Original Research
A competency framework for the business rescue practitioner profession
Submitted: 26 September 2013 | Published: 18 August 2014
About the author(s)
Marius Pretorius, Department of Business Management, University of Pretoria, South AfricaAbstract
Research purpose: Competencies required by business rescue practitioners (BRPs) to navigate a distressed venture were investigated. What BRPs actually ‘do’ during a rescue guided the development of a competency framework to inform future qualification guidelines for BRP education and accreditation.
Motivation for the study: To investigate the research question: ‘What are the competencies that underlie the activities of a business rescue practitioner?’.

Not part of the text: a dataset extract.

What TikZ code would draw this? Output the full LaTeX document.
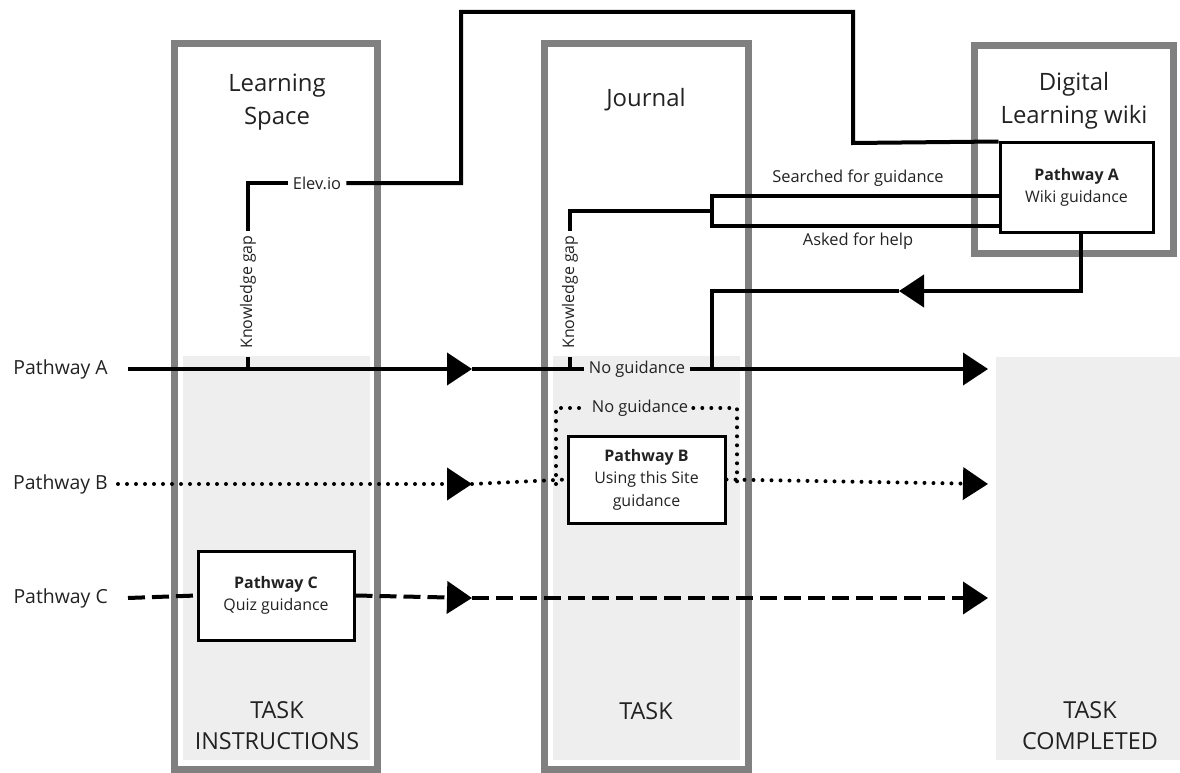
\documentclass[tikz,border=0pt]{standalone}
\usepackage{fontspec}
\setmainfont{Open Sans}
\usetikzlibrary{arrows.meta}
\definecolor{framegray}{HTML}{808080}
\definecolor{zonegray}{HTML}{EEEEEE}
\definecolor{textgray}{HTML}{222222}
\begin{document}
\begin{tikzpicture}[x=1bp,y=-1bp,
  frame/.style={draw=framegray,line width=7bp},
  title/.style={align=center,font=\fontsize{24}{33}\selectfont,text=textgray},
  tasklbl/.style={align=center,font=\fontsize{23.5}{31}\selectfont,text=textgray},
  plabel/.style={anchor=east,font=\fontsize{19.5}{22}\selectfont,inner sep=0pt,text=textgray},
  small/.style={font=\fontsize{16.5}{19}\selectfont,inner sep=5bp,text=textgray},
  kgap/.style={font=\fontsize{16}{18}\selectfont,rotate=90,inner sep=4bp,text=textgray},
  gbox/.style={draw,line width=3bp,fill=white,align=center,font=\fontsize{16}{22.5}\selectfont,inner sep=0pt,text=textgray},
  link/.style={line width=4bp,line join=miter},
  dotl/.style={line width=4bp,line cap=round,dash pattern=on 0bp off 9bp},
  dashl/.style={line width=4bp,dash pattern=on 17bp off 7bp},
  tip/.style={-{Triangle[length=25bp,width=32bp]}}
]
\useasboundingbox (0,0) rectangle (1180,773);

% shaded task zones
\fill[zonegray] (183,356) rectangle (370,760);
\fill[zonegray] (553,356) rectangle (740,760);
\fill[zonegray] (996,357) rectangle (1180,760);

% frames
\draw[frame] (174.5,43.5) rectangle (377.5,769.5);
\draw[frame] (544.5,43.5) rectangle (748,769.5);
\draw[frame] (974,45.5) rectangle (1173.5,253);

% titles
\node[title] (ls) at (277,102) {Learning\\Space};
\node[title] (jr) at (646,100) {Journal};
\node[title] (wk) at (1074,101) {Digital\\Learning wiki};

% task labels
\node[tasklbl] (ti) at (277,726) {TASK\\INSTRUCTIONS};
\node[tasklbl] (tk) at (646,711) {TASK};
\node[tasklbl] (tc) at (1090,726) {TASK\\COMPLETED};

% guidance boxes
\node[gbox,minimum width=153bp,minimum height=89bp] (bA) at (1076.5,187.5) {\textbf{Pathway A}\\Wiki guidance};
\node[gbox,minimum width=157bp,minimum height=87bp] (bB) at (646.5,479.5) {\textbf{Pathway B}\\Using this Site\\guidance};
\node[gbox,minimum width=156bp,minimum height=89bp] (bC) at (276,595.5) {\textbf{Pathway C}\\Quiz guidance};

% pathway labels
\node[plabel] (lA) at (108,369) {Pathway A};
\node[plabel] (lB) at (108,484) {Pathway B};
\node[plabel] (lC) at (108,598) {Pathway C};

% coordinates
\coordinate (sA) at (128,369); \coordinate (mA) at (472,369); \coordinate (eA) at (988,369);
\coordinate (sB) at (118,484); \coordinate (mB) at (472,484); \coordinate (eB) at (988,484);
\coordinate (sC) at (128,598); \coordinate (mC) at (472,598); \coordinate (eC) at (988,598);

% small labels
\node[small] (ngA) at (637,369) {No guidance};
\node[small] (ngB) at (640,408) {No guidance};
\node[small] (elev) at (317,183) {Elev.io};
\node[small] (sg) at (858,178) {Searched for guidance};
\node[small] (ah) at (858,241) {Asked for help};
\node[kgap] (kg1) at (248,292) {Knowledge gap};
\node[kgap] (kg2) at (570,292) {Knowledge gap};

% Pathway A
\draw[link,tip] (sA) -- (mA);
\draw[link] (mA) -- (ngA.west);
\draw[link,tip] (ngA.east) -- (eA);

% knowledge gap (learning space) and Elev.io route
\coordinate (k1b) at (248,369); \coordinate (k1t) at (248,357);
\draw[link] (k1b) -- (k1t);
\draw[link] (kg1.east) |- (elev.west);
\coordinate (c1) at (461,12); \coordinate (c2) at (853,143);
\draw[link] (elev.east) -| (c1) -| (c2) -- (bA.north west);

% knowledge gap (journal) to wiki
\coordinate (k2b) at (570,369); \coordinate (k2t) at (570,357);
\draw[link] (k2b) -- (k2t);
\coordinate (br1) at (712,196); \coordinate (br2) at (712,226); \coordinate (brm) at (712,211);
\draw[link] (kg2.east) |- (brm);
\draw[link] (bA.west |- br1) -- (br1) -- (br2) -- (bA.west |- br2);

% return from wiki
\coordinate (r1) at (1081,291); \coordinate (ra) at (899,291);
\coordinate (r2) at (712,291); \coordinate (r3) at (712,369);
\draw[link,tip] (bA.south -| r1) -- (r1) -- (ra);
\draw[link] (ra) -- (r2) -- (r3);

% Pathway B
\coordinate (d1) at (556,484); \coordinate (d2) at (737,484);
\draw[dotl,tip] (sB) -- (mB);
\draw[dotl] (mB) -- (bB.west);
\draw[dotl,tip] (bB.east) -- (eB);
\draw[dotl] (d1) |- (ngB.west);
\draw[dotl] (ngB.east) -| (d2);

% Pathway C
\draw[dashl] (sC) -- (bC.west);
\draw[dashl,tip] (bC.east) -- (mC);
\draw[dashl,tip] (mC) -- (eC);
\end{tikzpicture}
\end{document}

Research design, approach and method: A modified ‘interview to the double’ (ITTD) process was used to elicit instructions that a BRP would give to an imaginary ‘double’. These instructions were analysed and rated for importance, transferability, knowledge requirement and skills requirement; in conclusion, these instructions were ranked and subjected to a content analysis.
Main findings: Based on the main activities that were derived from the practices and praxis, one assignment and four supra (higher-level) competencies were consequent to the analysis. A BRP able to successfully navigate a distressed venture towards normal operations should demonstrate a high level of competency in sense-making, decision making and integration, achieved through collaboration as the central competency.
Practical implications: Firstly, the study addresses educators’ need for a framework of competencies to guide education. Secondly, it paves the way for the Regulator to develop a qualifications framework for accreditation.
Contribution: The findings gave structure to the competencies underlying the activities of a BRP to navigate a rescue. Pre-business and financial acumen appears limited without these competencies containing insight, experience, intuition, heuristics, tacit knowledge, perceptive induction and more.